This ranks with Red Badge of Courage as Audie Murphy's best know film - both stick out like glowing thumbs amidst his line ups of Westerns and occasional other genres. He is kind of an odd fit in this world of Graham Greene, Joe Mankiewicz, Michael Redgrave and character actors, with its seedy back streets, neo colonialism, and highly literate dialogue... but this works for the film. The American is an odd man out in this world, with his naivety, gosh darn decency and determination to make a difference whether the locals like it or not. For the most part he's effective - he only really struggles in the scenes where he and Redgrave have long-winded chats about politics, which clunk (and Redgrave doesn't cover himself in glory in these scenes either either, so I feel the fault of this is more Mankiewicz's).

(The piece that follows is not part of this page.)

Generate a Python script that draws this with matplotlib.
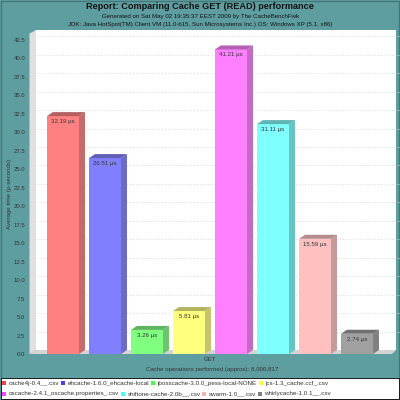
import matplotlib
matplotlib.use("Agg")
import matplotlib.pyplot as plt
from matplotlib.patches import Rectangle, Polygon
from matplotlib.transforms import Affine2D

plt.rcParams['font.family'] = ['Liberation Sans', 'DejaVu Sans']

names = ["cache4j-0.4__.csv", "ehcache-1.6.0_ehcache-local", "jbosscache-3.0.0_pess-local-NONE",
         "jcs-1.3_cache.ccf_.csv", "oscache-2.4.1_oscache.properties_.csv", "shiftone-cache-2.0b__.csv",
         "swarm-1.0__.csv", "whirlycache-1.0.1__.csv"]
values = [32.19, 26.51, 3.26, 5.81, 41.21, 31.11, 15.59, 2.74]
labels = ["32.19 µs", "26.51 µs", "3.26 µs", "5.81 µs", "41.21 µs", "31.11 µs", "15.59 µs", "2.74 µs"]
front = ["#ff8080", "#8080ff", "#80ff80", "#ffff80", "#ff80ff", "#80ffff", "#ffc0c0", "#a0a0a0"]
side = ["#c46c6c", "#6c6cc4", "#6cc46c", "#c4c46c", "#c46cc4", "#66c4c4", "#c49a9a", "#808080"]
top = ["#b46060", "#6060b4", "#60b460", "#b4b460", "#b460b4", "#60b4b4", "#b48c8c", "#707070"]
yticks = [0, 2.5, 5, 7.5, 10, 12.5, 15, 17.5, 20, 22.5, 25, 27.5, 30, 32.5, 35, 37.5, 40, 42.5]

W = H = 400
teal = "#5f9ea0"
txt = "#333333"
fig = plt.figure(figsize=(4, 4), dpi=100, facecolor=teal)

def px_axes(x0, ytop, x1, ybot):
    return fig.add_axes([x0 / W, 1 - ybot / H, (x1 - x0) / W, (ybot - ytop) / H])

# Page furniture
bg = fig.add_axes([0, 0, 1, 1], zorder=0)
bg.set_xlim(0, W); bg.set_ylim(H, 0); bg.axis("off")
bg.add_patch(Rectangle((0.5, 0.5), 398.5, 398.5, fc="none", ec="#44777a", lw=1.0))
bg.add_patch(Rectangle((1, 377.5), 397.5, 21, fc="white", ec="black", lw=0.6))
bg.add_patch(Polygon([(29.5, 33.5), (36, 30), (36, 350), (29.5, 354)], fc="#e0e0e0", ec="none"))
bg.add_patch(Rectangle((36, 30), 360, 320, fc="white", ec="none"))
bg.add_patch(Polygon([(29.5, 354), (36, 350), (396, 350), (392, 354)], fc="#d4d4d4", ec="none"))

# Main axes: the front plane
ax = px_axes(29.5, 33.5, 392, 354)
ax.patch.set_alpha(0)
px_per_unit = 320.5 / 43.37
ax.set_ylim(0, 320.5 / px_per_unit)
ax.set_xlim((29.5 - 63) / 42, (392 - 63) / 42)
for s in ax.spines.values():
    s.set_visible(False)
ax.set_yticks(yticks)
ax.set_yticklabels([f"{t:.1f}" for t in yticks], fontsize=4.3, color=txt)
ax.tick_params(axis="y", length=0, pad=3)
ax.set_xticks([3.5])
ax.set_xticklabels(["GET"], fontsize=4.3, color=txt)
ax.tick_params(axis="x", length=0, pad=2.5)
ax.set_ylabel("Average time (µ-seconds)", fontsize=4.4, color=txt, va="center")
ax.yaxis.set_label_coords(-0.054, 0.5)
ax.set_xlabel("Cache operations performed (approx): 8,000,817", fontsize=4.4, color=txt, va="center")
ax.xaxis.set_label_coords(0.505, -0.048)

# Grid lines on the back wall
back = ax.transData + Affine2D().translate(6.5, 3.8)
for t in yticks[1:]:
    ax.plot([ax.get_xlim()[0], ax.get_xlim()[1]], [t, t], transform=back, color="#dddddd",
            lw=0.6, ls=(0, (1.5, 2)), zorder=1, clip_on=False)

# Bars
bw = 32 / 42
dx, dy = 6 / 42, 4 / px_per_unit
xs = list(range(len(values)))
ax.bar(xs, values, width=bw, color=front, zorder=3)
for x, v, cs, ct, lab in zip(xs, values, side, top, labels):
    r = x + bw / 2
    l = x - bw / 2
    ax.add_patch(Polygon([(r, 0), (r + dx, dy), (r + dx, v + dy), (r, v)], fc=cs, ec="none", zorder=3))
    ax.add_patch(Polygon([(l, v), (l + dx, v + dy), (r + dx, v + dy), (r, v)], fc=ct, ec="none", zorder=3))
    ax.annotate(lab, (x, v), xytext=(0, -2), textcoords="offset points", ha="center", va="top",
                fontsize=4.4, color=txt, zorder=5)

# Titles
fig.text(0.5, 1 - 6.5 / H, "Report: Comparing Cache GET (READ) performance", ha="center", va="center",
         fontsize=6.6, fontweight="bold", color="#111111")
fig.text(0.5, 1 - 16.5 / H, "Generated on Sat May 02 19:35:37 EEST 2009 by The CacheBenchFwk", ha="center", va="center",
         fontsize=4.4, color="#111111")
fig.text(0.5, 1 - 24.5 / H, "JDK: Java HotSpot(TM) Client VM (11.0-b15, Sun Microsystems Inc.) OS: Windows XP (5.1, x86)",
         ha="center", va="center", fontsize=4.4, color="#111111")

# Legend
bright = ["#ff4040", "#4040ff", "#40ff40", "#ffff40", "#ff40ff", "#40ffff", "#ffb0b0", "#808080"]
leg_x = [[4, 63, 153, 261], [4, 123, 204, 260]]
row_y = [383, 394]
k = 0
for ry, xr in zip(row_y, leg_x):
    for lx in xr:
        bg.add_patch(Rectangle((lx - 2, ry - 2), 4, 4, fc=bright[k], ec="none", zorder=4))
        bg.text(lx + 4.5, ry, names[k], fontsize=4.5, color=txt, va="center", ha="left", zorder=5)
        k += 1

fig.savefig("out.png", dpi=100, facecolor=fig.get_facecolor())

This film gets points for its sheer novelty: a literate adaptation of a famous book about the Americans in Vietnam in the 50s which isn't complimentary about them. It's very adult (Redgrave has a mistress who Murphy pinches), has plenty of talk, gives you something to think about, and some of the support performances (e.g. the weary detective) are spot on.
But it's been fatally muted - Murphy isn't an American agent but a rich American meddling in politics just out of interest, which feels just silly; the Vietnamese girl is nothing - played by an Italian, and passively passéd around from man to man like chattel (she was a cypher in the book too); the girl doesn't go back to Redgrave at the end (I guess he had to be punished - at least this scene gives her some backbone); Murphy isn't complicit in any bombings it's all a Commie plot). So it doesn't criticise American presence - what it is, is a study of jealousy, with Redgrave motivated purely because of the woman and nothing else. It does work on that level - it's just not as good as it could have been. It is also a bit flabby.